▸ **WORK TO BE COMPLETED**
Repeat only what lies from the line with "Give me the matplotlib source for this chart." to the line with "LN = '#8a8a8a'", those two lines included, exactly as it stands; omit any images.
________
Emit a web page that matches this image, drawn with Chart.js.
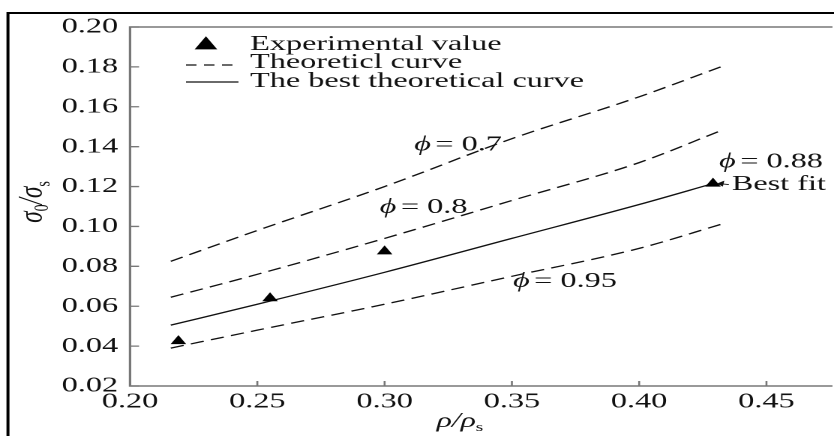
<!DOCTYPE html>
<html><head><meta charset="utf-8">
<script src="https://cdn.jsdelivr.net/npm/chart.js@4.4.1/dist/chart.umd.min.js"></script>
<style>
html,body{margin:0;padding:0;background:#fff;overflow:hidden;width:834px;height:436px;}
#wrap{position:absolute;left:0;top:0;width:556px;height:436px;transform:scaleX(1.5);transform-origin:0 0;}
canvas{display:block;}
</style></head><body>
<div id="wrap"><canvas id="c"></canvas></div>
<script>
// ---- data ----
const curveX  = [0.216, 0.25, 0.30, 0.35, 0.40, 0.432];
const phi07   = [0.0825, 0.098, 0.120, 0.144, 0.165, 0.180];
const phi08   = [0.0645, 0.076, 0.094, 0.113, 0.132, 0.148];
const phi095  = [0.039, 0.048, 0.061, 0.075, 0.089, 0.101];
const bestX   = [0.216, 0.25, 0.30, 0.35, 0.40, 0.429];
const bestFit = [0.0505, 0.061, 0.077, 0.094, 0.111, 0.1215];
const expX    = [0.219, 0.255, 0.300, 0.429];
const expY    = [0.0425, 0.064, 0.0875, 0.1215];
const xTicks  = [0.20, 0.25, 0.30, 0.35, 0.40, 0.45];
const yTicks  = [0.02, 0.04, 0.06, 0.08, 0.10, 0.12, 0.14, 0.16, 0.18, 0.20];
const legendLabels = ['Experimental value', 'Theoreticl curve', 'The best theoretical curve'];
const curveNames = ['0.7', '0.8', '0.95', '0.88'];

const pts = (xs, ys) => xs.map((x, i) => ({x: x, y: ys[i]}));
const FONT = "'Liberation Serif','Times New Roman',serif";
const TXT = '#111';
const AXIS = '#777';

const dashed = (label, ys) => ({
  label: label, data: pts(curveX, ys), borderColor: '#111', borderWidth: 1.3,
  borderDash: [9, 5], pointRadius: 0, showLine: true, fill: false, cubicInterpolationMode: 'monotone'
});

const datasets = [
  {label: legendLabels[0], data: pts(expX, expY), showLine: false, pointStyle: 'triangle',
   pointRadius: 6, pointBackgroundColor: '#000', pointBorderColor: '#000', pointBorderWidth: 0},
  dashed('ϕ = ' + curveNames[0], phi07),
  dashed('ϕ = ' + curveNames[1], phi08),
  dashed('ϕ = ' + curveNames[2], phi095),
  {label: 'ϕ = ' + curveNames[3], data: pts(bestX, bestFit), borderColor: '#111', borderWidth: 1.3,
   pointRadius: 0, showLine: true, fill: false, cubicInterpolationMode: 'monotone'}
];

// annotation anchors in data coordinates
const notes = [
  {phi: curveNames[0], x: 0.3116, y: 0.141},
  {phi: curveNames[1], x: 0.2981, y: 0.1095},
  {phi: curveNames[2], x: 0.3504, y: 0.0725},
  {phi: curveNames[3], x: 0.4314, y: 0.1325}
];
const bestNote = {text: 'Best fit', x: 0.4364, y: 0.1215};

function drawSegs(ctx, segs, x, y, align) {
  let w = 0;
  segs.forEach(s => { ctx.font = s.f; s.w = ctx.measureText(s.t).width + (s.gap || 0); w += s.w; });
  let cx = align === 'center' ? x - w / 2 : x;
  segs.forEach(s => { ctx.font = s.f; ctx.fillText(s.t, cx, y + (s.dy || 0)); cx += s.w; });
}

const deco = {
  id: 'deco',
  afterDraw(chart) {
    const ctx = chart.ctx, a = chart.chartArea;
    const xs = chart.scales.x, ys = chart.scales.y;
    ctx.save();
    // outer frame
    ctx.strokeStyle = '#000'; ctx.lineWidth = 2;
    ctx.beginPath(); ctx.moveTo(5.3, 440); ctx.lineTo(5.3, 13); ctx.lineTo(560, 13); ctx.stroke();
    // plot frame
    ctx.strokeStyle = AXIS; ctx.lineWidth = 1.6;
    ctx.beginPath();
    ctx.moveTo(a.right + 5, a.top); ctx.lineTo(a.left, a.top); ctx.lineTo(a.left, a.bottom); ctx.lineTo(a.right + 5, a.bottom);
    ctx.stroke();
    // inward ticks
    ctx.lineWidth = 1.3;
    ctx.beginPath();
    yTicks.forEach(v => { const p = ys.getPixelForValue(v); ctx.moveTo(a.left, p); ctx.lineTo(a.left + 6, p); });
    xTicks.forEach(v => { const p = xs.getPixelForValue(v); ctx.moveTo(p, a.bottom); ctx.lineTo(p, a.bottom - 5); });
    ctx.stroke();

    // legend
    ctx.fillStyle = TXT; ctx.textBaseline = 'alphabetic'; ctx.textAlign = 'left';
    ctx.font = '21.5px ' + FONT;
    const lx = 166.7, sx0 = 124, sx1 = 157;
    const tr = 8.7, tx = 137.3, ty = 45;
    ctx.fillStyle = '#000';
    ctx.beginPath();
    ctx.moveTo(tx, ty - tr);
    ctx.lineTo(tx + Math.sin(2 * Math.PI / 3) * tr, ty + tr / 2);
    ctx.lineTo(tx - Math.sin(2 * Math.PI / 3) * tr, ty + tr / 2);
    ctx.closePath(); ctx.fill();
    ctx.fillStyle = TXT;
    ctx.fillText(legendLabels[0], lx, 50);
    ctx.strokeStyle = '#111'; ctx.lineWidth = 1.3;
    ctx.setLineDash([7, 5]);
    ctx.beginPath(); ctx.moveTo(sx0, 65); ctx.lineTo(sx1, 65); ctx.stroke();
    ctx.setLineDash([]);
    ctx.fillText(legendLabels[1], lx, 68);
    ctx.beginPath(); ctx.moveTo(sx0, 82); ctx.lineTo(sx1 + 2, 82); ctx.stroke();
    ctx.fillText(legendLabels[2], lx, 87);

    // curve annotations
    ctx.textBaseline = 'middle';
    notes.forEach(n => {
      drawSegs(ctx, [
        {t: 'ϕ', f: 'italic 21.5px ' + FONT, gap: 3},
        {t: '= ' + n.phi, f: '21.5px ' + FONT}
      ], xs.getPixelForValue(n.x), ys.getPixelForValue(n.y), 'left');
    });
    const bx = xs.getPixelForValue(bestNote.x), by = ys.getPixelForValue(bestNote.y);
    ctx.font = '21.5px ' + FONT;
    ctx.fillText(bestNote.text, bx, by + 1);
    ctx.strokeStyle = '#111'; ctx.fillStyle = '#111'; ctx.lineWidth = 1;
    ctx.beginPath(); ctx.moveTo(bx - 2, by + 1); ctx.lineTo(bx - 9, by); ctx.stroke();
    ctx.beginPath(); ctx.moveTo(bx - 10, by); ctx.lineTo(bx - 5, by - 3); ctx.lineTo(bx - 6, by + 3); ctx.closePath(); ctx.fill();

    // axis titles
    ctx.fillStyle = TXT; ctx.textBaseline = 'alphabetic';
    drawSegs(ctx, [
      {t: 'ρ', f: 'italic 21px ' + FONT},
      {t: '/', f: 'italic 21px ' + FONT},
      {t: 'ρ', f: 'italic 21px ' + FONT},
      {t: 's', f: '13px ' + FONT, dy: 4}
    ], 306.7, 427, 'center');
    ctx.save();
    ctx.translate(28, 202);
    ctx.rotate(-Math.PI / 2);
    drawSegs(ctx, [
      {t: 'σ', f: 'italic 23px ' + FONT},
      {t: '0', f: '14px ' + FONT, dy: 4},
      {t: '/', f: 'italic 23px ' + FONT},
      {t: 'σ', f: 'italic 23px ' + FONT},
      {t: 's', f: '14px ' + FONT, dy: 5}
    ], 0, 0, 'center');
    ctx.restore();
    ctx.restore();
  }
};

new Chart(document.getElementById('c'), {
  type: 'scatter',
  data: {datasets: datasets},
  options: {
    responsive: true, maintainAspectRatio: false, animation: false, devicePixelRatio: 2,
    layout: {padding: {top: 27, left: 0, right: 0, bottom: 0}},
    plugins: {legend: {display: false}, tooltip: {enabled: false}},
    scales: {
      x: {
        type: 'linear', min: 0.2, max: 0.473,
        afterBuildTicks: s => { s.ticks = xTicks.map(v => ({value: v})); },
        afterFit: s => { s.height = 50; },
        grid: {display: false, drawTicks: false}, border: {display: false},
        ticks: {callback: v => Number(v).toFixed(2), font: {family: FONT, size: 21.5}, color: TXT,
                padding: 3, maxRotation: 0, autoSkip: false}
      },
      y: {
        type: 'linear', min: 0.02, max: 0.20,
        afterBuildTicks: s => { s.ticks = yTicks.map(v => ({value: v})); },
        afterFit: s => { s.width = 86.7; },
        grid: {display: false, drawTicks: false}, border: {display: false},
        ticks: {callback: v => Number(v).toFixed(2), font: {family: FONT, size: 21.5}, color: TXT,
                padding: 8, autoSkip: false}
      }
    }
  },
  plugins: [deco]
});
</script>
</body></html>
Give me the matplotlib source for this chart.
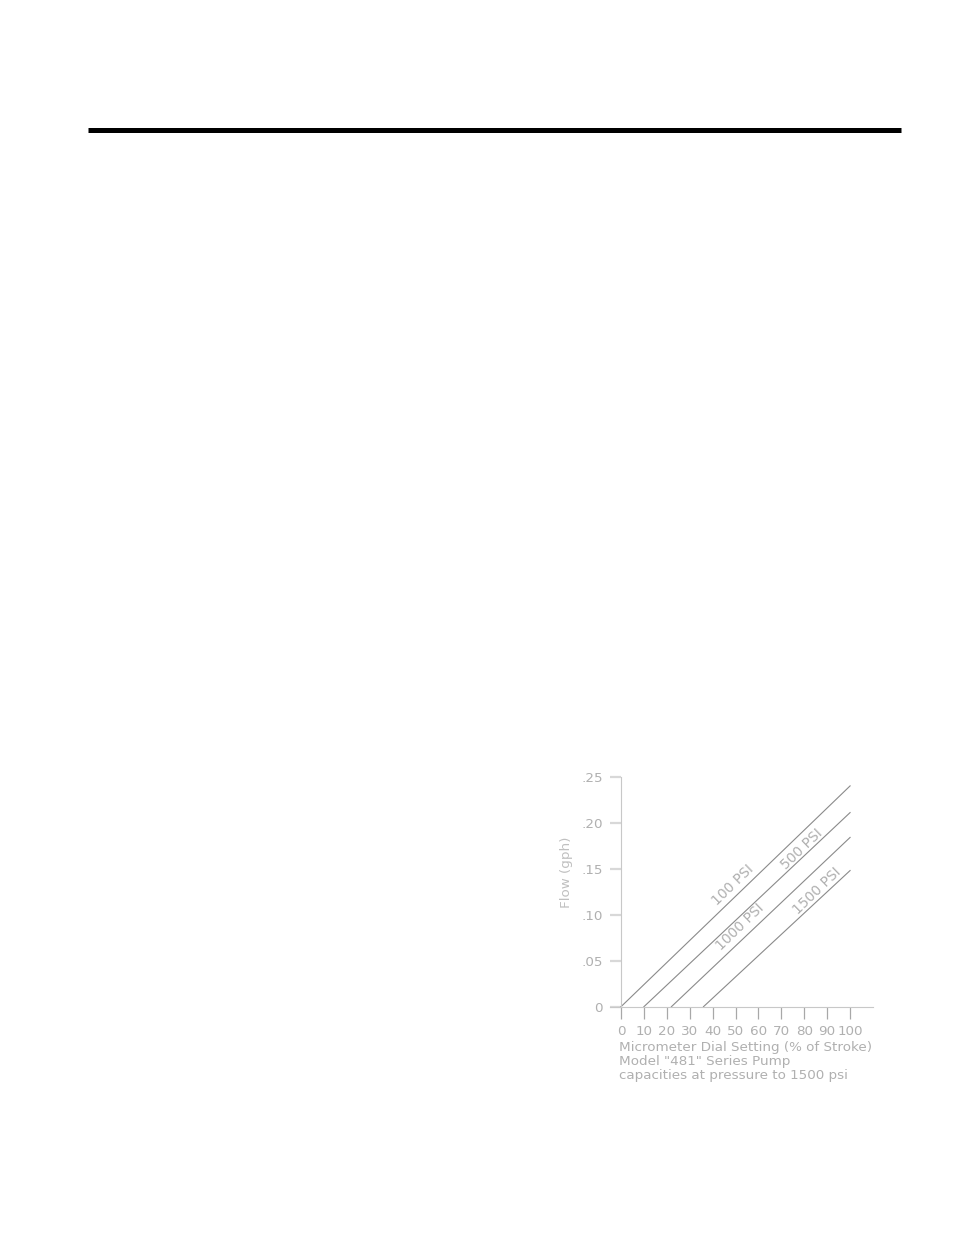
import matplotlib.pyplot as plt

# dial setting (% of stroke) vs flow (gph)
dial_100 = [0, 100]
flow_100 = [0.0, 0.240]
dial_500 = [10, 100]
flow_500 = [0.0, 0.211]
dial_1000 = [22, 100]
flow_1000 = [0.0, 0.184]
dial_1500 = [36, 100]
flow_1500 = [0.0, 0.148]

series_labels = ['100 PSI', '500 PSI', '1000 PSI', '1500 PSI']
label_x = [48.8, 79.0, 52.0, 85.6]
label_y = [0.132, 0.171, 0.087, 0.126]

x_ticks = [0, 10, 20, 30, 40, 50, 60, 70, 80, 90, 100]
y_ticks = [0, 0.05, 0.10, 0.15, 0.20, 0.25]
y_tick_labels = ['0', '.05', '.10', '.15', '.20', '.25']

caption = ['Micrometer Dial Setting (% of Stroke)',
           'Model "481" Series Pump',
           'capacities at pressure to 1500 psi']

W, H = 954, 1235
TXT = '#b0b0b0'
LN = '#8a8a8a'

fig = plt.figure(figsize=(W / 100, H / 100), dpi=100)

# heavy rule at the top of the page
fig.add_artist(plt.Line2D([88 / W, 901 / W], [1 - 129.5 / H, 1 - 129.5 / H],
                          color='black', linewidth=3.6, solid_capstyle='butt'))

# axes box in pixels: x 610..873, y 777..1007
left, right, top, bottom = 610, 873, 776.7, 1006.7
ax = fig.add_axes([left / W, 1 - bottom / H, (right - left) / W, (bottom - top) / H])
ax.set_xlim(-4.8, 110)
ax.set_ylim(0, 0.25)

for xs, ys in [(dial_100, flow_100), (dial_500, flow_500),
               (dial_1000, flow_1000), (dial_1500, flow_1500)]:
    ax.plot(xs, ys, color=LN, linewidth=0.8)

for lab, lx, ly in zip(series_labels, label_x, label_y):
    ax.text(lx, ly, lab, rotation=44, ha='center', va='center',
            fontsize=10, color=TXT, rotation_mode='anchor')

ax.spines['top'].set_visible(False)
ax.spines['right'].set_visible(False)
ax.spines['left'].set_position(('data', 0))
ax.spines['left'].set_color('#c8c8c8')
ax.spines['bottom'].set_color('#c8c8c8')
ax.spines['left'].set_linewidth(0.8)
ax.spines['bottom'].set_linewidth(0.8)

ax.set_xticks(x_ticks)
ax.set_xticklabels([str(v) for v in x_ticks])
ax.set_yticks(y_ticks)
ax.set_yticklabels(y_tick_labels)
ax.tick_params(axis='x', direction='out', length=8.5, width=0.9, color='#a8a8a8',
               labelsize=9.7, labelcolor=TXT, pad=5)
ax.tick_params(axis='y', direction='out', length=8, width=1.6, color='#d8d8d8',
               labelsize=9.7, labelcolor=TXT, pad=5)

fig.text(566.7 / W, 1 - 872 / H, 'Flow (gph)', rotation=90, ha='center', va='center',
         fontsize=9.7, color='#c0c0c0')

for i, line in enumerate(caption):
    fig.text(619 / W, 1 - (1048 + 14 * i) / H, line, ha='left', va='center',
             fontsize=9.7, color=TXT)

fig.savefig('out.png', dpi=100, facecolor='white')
________
▸ **EXPECTED OUTPUT**
Give me the matplotlib source for this chart.
import matplotlib.pyplot as plt

# dial setting (% of stroke) vs flow (gph)
dial_100 = [0, 100]
flow_100 = [0.0, 0.240]
dial_500 = [10, 100]
flow_500 = [0.0, 0.211]
dial_1000 = [22, 100]
flow_1000 = [0.0, 0.184]
dial_1500 = [36, 100]
flow_1500 = [0.0, 0.148]

series_labels = ['100 PSI', '500 PSI', '1000 PSI', '1500 PSI']
label_x = [48.8, 79.0, 52.0, 85.6]
label_y = [0.132, 0.171, 0.087, 0.126]

x_ticks = [0, 10, 20, 30, 40, 50, 60, 70, 80, 90, 100]
y_ticks = [0, 0.05, 0.10, 0.15, 0.20, 0.25]
y_tick_labels = ['0', '.05', '.10', '.15', '.20', '.25']

caption = ['Micrometer Dial Setting (% of Stroke)',
           'Model "481" Series Pump',
           'capacities at pressure to 1500 psi']

W, H = 954, 1235
TXT = '#b0b0b0'
LN = '#8a8a8a'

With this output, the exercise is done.